8 rules for better money management


8 rules for better money management

Savvy money management is a learned behavior.

Unfortunately, it doesn’t come naturally for many of us.

Perhaps your parents never taught you how to budget. Maybe your spouse was a reckless spender.

Regardless, it’s not too late to learn effective money management techniques to reach a secure future and peace of mind.

Here are eight things you should know to effectively manage your money:

1. Set smart goals. Consider the amount of time you have to work on your goal. For instance, someone investing in an employer-sponsored 401(k), for 30 years has more time to work with than an individual on the job for five years. The longer you have until you retire, the more aggressive your goals should be. If you only have a few years until retirement, the best thing to do may be to avoid risk.

2. Put a budget together. Find out where your money goes and track expenses for several weeks, or months. Reflecting on where you spend your hard-earned dollars can help you realize the impact of those spending habits.

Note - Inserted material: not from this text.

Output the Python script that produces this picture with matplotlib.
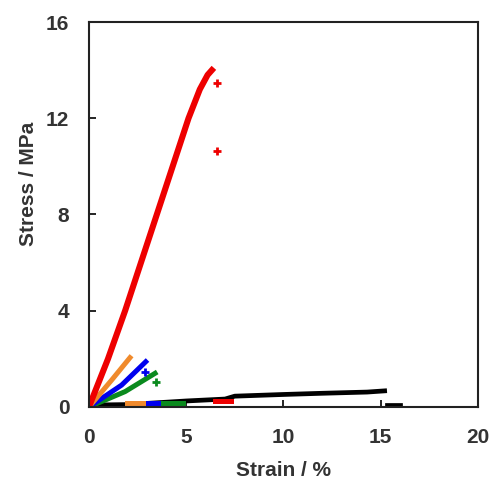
import matplotlib.pyplot as plt

plt.rcParams['font.family'] = ['Liberation Sans', 'DejaVu Sans']

# curves (strain %, stress MPa)
red_x = [0, 0.98, 1.86, 3.49, 5.12, 5.7, 6.1, 6.32]
red_y = [0, 2.0, 4.0, 8.0, 12.0, 13.2, 13.8, 14.0]
red_tail_x = [6.58, 6.58]
red_tail_y = [13.45, 10.65]
red_low_x = [6.5, 7.3]
red_low_y = [0.25, 0.25]

orange_x = [0, 1.17, 2.11]
orange_y = [0, 1.12, 2.05]
orange_low_x = [1.96, 2.78]
orange_low_y = [0.15, 0.15]

blue_x = [0, 1.68, 2.92]
blue_y = [0, 0.91, 1.88]
blue_tail_x = [2.89]
blue_tail_y = [1.47]
blue_low_x = [2.78, 3.56]
blue_low_y = [0.15, 0.15]

green_x = [0, 1.86, 3.40]
green_y = [0, 0.64, 1.40]
green_tail_x = [3.43]
green_tail_y = [1.05]
green_low_x = [3.56, 4.85]
green_low_y = [0.15, 0.15]

black_x = [0, 2.0, 4.0, 5.0, 7.0, 7.5, 10.0, 12.0, 14.3, 15.2]
black_y = [0.08, 0.1, 0.2, 0.25, 0.33, 0.45, 0.52, 0.57, 0.62, 0.67]
black_low_x = [15.3, 16.0]
black_low_y = [0.1, 0.1]

fig = plt.figure(figsize=(4.94, 4.87), dpi=100)
ax = fig.add_axes([0.180, 0.1643, 0.7876, 0.7905])

lw = 3.6
ax.plot(black_x, black_y, color='black', lw=3.4)
ax.plot(black_low_x, black_low_y, color='black', lw=3.4)
ax.plot(green_x, green_y, color='#0a8a1e', lw=lw)
ax.plot(green_low_x, green_low_y, color='#0a8a1e', lw=lw)
ax.plot(green_tail_x, green_tail_y, '+', color='#0a8a1e', ms=6, mew=2)
ax.plot(blue_x, blue_y, color='#0000ee', lw=lw)
ax.plot(blue_low_x, blue_low_y, color='#0000ee', lw=lw)
ax.plot(blue_tail_x, blue_tail_y, '+', color='#0000ee', ms=6, mew=2)
ax.plot(orange_x, orange_y, color='#f08a2c', lw=lw)
ax.plot(orange_low_x, orange_low_y, color='#f08a2c', lw=lw)
ax.plot(red_x, red_y, color='#ee0000', lw=4.4)
ax.plot(red_tail_x, red_tail_y, '+', color='#ee0000', ms=6, mew=2)
ax.plot(red_low_x, red_low_y, color='#ee0000', lw=lw)

ax.set_xlim(0, 20)
ax.set_ylim(0, 16)
ax.set_xticks([0, 5, 10, 15, 20])
ax.set_yticks([0, 4, 8, 12, 16])
ax.tick_params(direction='in', length=5, width=1.2, labelsize=15,
               labelcolor='#333333')
ax.tick_params(axis='x', pad=15)
ax.tick_params(axis='y', pad=14)
for s in ax.spines.values():
    s.set_linewidth(1.5)
    s.set_color('#222222')
for t in ax.get_xticklabels() + ax.get_yticklabels():
    t.set_fontweight('bold')

ax.set_xlabel('Strain / %', fontsize=15, fontweight='bold', color='#333333')
ax.set_ylabel('Stress / MPa', fontsize=15, fontweight='bold', color='#333333')
ax.xaxis.set_label_coords(0.5, -0.14)
ax.yaxis.set_label_coords(-0.13, 0.58)

fig.savefig('out.png', dpi=100)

3. Reduce spending. With a budget in place, you can work on reducing expenses. Look for things you can easily cut, like a daily stop at the coffee shop or your television subscription that you can do without. Comparison shop for services that you may be able to spend less on like cell phones or auto insurance.

4. Create an emergency fund. Emergency situations (like losing your job) often happen, so it’s a good idea to save enough money to cover between three and six months of living expenses. Don’t fear how much money you need for your emergency fund. Even if you start small, all that matters is that you begin.

5. Lower your debt. Private Wealth Advisor John Hughes recommends attacking debt with a two-fold strategy: “First, create a list [of debts] and apply all your extra money to one debt until it is paid. Then, take that money and add it to the amount being paid on the next debt, until the debts are paid down.” The second strategy involves consolidating debt by using “the equity in your home or a signature loan,” advises Hughes. “But keep in mind if your spending habits don’t change, you’ll not only end up with a big consolidated debt, but new debts that start to pile up as well.”

6. Purchase insurance. Other than health insurance that you probably get through the workplace, the big three to focus on include life, disability and long-term care insurance.

7. Work your investments. For long-term money management, your 401 (k) “is an outstanding savings’ vehicle,” says Hughes. “It allows for you to save every paycheck without having to think about it, and you don’t pay taxes on the contributions until you withdraw funds in retirement.” And your taxable income is reduced for the year. Investing in a Roth IRA is another option. “As after-tax contributions, it doesn’t help you with today’s tax bill, but it grows tax-free,” Hughes notes. “At the age of 59 and a half, you can pull all the money out without paying taxes, and you can withdraw your principle at any time without penalty.”

8. Save money. Hughes recommends focusing savings’ efforts on liquidity, such as a savings account.

How you manage, invest and spend your money will have a significant impact on your life – and your family. It might not be easy to change your spending, saving and investment habits, but it’s a worthwhile effort and it’s never too late to start good financial habits.